(Figure scripts)
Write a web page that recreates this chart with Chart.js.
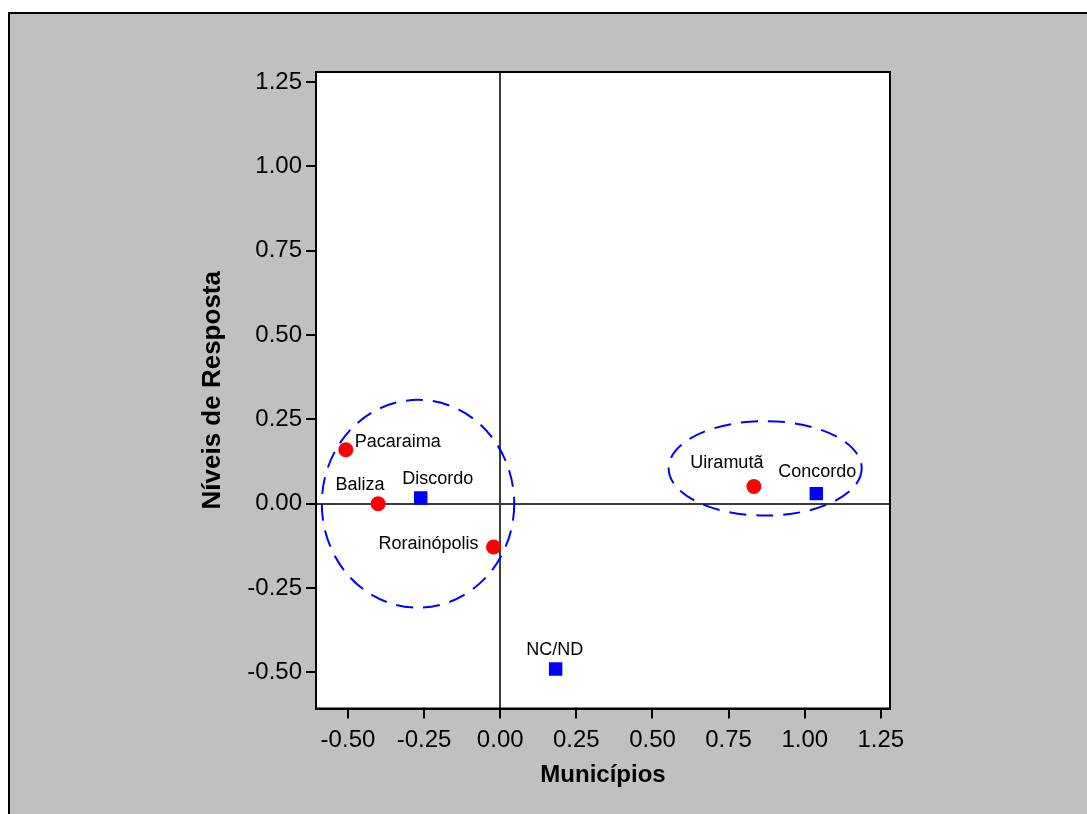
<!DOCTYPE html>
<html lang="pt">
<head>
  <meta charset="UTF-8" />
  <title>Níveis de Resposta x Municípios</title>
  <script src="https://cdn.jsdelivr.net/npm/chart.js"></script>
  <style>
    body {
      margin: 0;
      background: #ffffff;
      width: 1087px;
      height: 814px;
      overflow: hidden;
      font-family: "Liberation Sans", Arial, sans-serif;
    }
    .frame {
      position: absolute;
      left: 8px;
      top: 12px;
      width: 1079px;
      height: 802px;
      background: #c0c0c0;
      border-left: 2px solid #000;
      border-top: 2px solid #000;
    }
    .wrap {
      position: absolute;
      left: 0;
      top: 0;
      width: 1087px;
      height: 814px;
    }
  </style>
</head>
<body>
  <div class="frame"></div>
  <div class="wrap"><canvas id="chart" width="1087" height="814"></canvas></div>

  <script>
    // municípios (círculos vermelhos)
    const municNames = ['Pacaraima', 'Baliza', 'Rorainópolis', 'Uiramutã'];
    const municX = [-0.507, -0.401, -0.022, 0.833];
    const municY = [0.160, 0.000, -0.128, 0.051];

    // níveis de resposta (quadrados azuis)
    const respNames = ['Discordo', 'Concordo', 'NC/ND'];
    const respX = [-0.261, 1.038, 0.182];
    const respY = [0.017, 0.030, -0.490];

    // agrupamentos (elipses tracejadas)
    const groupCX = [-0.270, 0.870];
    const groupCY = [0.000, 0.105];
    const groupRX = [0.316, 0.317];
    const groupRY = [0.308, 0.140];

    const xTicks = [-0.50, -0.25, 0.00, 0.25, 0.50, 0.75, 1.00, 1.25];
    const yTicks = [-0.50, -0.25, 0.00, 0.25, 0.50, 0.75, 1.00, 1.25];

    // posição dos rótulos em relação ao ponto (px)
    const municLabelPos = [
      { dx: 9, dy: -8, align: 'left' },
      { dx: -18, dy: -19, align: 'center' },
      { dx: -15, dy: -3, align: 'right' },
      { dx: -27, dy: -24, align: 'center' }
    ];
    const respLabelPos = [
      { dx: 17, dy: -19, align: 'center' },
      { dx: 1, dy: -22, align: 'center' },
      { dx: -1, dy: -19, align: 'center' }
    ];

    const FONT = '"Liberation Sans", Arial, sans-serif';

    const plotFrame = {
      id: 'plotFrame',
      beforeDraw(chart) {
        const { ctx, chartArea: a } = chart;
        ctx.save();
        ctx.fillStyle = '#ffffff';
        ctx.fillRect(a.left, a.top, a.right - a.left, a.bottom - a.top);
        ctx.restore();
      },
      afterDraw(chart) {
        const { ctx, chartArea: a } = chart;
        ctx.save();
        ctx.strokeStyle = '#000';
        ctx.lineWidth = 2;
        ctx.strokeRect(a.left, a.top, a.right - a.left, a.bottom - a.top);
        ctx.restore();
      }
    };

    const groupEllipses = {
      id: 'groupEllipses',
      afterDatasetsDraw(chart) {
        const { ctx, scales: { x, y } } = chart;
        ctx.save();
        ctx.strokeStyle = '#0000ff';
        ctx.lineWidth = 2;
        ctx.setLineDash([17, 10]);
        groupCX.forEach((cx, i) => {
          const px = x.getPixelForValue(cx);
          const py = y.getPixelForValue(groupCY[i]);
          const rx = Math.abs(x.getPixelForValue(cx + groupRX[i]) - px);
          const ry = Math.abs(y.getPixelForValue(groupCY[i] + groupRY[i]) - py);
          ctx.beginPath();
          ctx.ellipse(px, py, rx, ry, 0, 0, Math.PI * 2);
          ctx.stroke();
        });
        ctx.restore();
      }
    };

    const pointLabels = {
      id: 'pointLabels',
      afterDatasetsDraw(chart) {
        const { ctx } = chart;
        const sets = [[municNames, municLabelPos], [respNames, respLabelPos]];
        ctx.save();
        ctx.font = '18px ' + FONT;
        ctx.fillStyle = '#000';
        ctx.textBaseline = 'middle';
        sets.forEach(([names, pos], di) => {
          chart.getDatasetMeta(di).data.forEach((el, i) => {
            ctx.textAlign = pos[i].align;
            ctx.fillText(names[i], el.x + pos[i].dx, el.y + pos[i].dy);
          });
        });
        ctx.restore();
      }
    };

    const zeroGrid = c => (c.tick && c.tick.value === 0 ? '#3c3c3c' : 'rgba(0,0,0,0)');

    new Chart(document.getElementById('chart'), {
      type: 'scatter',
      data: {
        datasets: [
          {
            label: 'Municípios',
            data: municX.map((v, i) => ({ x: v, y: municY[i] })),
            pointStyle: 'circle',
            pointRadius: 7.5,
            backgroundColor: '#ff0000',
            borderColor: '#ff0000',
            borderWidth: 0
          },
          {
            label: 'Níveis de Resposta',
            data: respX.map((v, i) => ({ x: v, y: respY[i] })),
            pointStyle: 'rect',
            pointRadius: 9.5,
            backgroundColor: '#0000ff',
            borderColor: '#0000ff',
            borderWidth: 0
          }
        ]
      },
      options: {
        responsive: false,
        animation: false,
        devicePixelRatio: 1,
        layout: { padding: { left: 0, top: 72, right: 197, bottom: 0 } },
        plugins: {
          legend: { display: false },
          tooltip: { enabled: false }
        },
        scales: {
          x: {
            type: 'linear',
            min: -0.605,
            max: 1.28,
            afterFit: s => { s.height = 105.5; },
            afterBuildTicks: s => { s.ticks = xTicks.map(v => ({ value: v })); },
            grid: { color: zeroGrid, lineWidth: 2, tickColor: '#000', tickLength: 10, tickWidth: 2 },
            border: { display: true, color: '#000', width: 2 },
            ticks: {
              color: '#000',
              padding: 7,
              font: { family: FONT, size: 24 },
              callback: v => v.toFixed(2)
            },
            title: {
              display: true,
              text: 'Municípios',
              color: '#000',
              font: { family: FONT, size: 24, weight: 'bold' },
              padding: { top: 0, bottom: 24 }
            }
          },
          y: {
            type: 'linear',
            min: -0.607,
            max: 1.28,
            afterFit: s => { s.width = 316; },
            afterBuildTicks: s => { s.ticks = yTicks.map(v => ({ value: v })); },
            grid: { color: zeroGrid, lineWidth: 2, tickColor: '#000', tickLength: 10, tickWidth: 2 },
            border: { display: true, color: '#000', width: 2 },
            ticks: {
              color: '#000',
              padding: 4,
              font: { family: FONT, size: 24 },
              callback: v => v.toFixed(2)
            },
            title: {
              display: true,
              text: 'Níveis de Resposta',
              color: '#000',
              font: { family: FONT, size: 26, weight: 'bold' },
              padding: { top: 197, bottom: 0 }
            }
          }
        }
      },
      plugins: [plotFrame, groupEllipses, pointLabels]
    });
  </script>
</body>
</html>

==

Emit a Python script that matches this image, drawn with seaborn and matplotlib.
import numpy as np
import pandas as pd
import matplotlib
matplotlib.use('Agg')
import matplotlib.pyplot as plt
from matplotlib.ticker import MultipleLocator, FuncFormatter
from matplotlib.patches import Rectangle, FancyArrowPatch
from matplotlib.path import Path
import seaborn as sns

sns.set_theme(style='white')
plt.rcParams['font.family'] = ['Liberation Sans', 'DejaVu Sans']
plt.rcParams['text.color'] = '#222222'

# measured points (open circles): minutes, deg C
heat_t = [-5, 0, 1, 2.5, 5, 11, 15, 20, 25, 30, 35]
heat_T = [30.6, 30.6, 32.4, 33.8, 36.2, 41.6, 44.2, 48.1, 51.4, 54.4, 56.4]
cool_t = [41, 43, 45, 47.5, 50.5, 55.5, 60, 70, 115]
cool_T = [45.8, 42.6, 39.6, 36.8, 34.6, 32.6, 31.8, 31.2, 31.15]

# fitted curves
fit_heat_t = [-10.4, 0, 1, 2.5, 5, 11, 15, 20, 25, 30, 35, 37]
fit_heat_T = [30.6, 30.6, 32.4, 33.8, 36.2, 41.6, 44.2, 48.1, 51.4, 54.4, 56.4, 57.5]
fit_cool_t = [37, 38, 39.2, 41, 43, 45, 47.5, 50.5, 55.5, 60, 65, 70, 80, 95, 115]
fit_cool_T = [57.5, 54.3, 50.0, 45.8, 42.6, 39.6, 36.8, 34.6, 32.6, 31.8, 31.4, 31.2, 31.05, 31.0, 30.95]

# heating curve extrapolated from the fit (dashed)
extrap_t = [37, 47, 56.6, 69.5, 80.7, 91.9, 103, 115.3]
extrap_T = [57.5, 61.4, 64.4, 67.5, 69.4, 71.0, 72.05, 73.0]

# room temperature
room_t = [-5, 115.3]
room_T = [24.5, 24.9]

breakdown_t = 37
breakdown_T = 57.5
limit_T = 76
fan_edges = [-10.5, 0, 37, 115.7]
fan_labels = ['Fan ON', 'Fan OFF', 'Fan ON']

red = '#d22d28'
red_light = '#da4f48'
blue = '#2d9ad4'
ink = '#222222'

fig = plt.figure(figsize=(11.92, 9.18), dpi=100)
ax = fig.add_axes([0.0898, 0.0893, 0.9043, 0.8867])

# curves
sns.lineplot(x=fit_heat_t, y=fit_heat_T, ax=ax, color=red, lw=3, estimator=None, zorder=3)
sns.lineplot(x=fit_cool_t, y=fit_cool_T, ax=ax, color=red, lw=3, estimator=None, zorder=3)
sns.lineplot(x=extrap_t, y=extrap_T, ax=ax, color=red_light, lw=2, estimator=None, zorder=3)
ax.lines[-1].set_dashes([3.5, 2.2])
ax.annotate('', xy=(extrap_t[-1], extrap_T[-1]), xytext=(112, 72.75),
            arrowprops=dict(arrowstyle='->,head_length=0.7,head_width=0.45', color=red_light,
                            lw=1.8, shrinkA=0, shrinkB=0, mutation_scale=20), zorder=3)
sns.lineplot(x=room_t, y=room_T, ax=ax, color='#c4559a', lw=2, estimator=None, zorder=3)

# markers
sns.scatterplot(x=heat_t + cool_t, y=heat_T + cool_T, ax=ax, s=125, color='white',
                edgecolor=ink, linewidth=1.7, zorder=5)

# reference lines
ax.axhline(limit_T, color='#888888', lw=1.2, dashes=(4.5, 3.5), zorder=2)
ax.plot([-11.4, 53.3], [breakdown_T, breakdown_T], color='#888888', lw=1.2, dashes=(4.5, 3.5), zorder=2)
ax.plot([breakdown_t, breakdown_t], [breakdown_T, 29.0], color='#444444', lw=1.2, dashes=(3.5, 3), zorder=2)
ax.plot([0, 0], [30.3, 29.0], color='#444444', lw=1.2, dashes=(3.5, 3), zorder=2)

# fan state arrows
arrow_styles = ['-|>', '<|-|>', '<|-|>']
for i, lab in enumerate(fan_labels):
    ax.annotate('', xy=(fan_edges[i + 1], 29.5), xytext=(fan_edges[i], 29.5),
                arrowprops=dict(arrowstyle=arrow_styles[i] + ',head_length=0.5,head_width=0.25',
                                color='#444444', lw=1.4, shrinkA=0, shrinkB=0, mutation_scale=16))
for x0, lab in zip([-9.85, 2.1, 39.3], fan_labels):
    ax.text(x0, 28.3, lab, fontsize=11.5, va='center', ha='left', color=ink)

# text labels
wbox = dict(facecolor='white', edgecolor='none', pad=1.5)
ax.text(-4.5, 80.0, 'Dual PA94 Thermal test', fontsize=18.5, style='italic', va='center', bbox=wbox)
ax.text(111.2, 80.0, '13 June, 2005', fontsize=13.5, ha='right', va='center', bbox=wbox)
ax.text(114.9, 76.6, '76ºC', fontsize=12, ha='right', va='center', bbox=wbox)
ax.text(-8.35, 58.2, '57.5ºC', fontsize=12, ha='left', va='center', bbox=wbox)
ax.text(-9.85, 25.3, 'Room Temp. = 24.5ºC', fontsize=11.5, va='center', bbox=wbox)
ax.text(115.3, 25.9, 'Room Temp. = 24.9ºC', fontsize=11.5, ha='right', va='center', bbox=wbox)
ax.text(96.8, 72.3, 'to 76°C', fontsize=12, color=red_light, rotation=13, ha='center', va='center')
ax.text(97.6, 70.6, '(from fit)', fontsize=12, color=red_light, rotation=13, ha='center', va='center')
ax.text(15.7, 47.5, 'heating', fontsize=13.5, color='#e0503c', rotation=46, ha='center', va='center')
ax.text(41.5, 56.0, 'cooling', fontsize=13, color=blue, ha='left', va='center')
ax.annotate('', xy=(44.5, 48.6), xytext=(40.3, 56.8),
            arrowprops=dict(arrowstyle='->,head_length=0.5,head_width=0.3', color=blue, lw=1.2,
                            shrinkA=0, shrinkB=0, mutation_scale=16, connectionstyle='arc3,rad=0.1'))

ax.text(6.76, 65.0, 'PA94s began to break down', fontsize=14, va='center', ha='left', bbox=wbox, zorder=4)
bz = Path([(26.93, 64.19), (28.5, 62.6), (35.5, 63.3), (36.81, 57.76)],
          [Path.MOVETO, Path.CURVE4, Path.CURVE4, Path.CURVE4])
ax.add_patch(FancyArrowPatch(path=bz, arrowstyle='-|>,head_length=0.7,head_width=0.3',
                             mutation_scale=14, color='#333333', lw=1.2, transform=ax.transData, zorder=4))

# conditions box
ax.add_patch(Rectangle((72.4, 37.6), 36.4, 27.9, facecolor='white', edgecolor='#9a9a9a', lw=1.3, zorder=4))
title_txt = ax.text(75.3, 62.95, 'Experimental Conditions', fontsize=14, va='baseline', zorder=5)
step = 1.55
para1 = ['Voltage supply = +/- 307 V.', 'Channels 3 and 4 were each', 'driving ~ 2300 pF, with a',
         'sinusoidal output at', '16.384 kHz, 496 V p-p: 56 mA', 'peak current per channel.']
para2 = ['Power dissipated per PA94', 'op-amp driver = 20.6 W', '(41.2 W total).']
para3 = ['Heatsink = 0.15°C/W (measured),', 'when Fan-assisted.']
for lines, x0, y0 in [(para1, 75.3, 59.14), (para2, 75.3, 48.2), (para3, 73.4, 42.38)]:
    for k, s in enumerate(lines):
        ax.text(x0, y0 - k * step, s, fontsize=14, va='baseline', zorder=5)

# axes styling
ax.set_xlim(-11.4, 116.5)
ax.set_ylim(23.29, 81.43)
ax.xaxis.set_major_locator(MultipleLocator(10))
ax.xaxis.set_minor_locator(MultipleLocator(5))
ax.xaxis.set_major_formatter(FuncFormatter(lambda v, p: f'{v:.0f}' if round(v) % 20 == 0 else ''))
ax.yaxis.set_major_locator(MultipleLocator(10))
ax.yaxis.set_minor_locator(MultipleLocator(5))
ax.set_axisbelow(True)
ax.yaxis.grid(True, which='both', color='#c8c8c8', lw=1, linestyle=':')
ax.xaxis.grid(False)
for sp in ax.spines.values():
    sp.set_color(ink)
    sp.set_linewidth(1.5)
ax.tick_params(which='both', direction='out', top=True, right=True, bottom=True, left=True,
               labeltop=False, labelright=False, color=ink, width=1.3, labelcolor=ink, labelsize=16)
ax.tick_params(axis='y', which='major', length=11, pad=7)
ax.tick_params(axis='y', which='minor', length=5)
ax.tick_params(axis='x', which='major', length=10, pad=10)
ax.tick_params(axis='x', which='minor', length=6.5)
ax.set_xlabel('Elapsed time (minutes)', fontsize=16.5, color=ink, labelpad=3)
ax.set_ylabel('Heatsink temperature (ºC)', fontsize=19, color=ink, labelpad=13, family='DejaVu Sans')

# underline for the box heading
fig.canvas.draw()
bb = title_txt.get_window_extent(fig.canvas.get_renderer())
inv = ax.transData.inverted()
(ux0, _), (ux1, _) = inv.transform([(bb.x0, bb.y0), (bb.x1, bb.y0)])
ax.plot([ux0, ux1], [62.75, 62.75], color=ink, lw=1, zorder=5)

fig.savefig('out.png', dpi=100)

Exercise prompt:
Give back, exactly as written, each line from the one that contains "Emit a Python" through the one that contains "cool_T = [45.8, 42.6, 39.6, 36.8, 34.6, 32.6, 31.8, 31.2, 31.15]".

Full output:
Emit a Python script that matches this image, drawn with seaborn and matplotlib.
import numpy as np
import pandas as pd
import matplotlib
matplotlib.use('Agg')
import matplotlib.pyplot as plt
from matplotlib.ticker import MultipleLocator, FuncFormatter
from matplotlib.patches import Rectangle, FancyArrowPatch
from matplotlib.path import Path
import seaborn as sns

sns.set_theme(style='white')
plt.rcParams['font.family'] = ['Liberation Sans', 'DejaVu Sans']
plt.rcParams['text.color'] = '#222222'

# measured points (open circles): minutes, deg C
heat_t = [-5, 0, 1, 2.5, 5, 11, 15, 20, 25, 30, 35]
heat_T = [30.6, 30.6, 32.4, 33.8, 36.2, 41.6, 44.2, 48.1, 51.4, 54.4, 56.4]
cool_t = [41, 43, 45, 47.5, 50.5, 55.5, 60, 70, 115]
cool_T = [45.8, 42.6, 39.6, 36.8, 34.6, 32.6, 31.8, 31.2, 31.15]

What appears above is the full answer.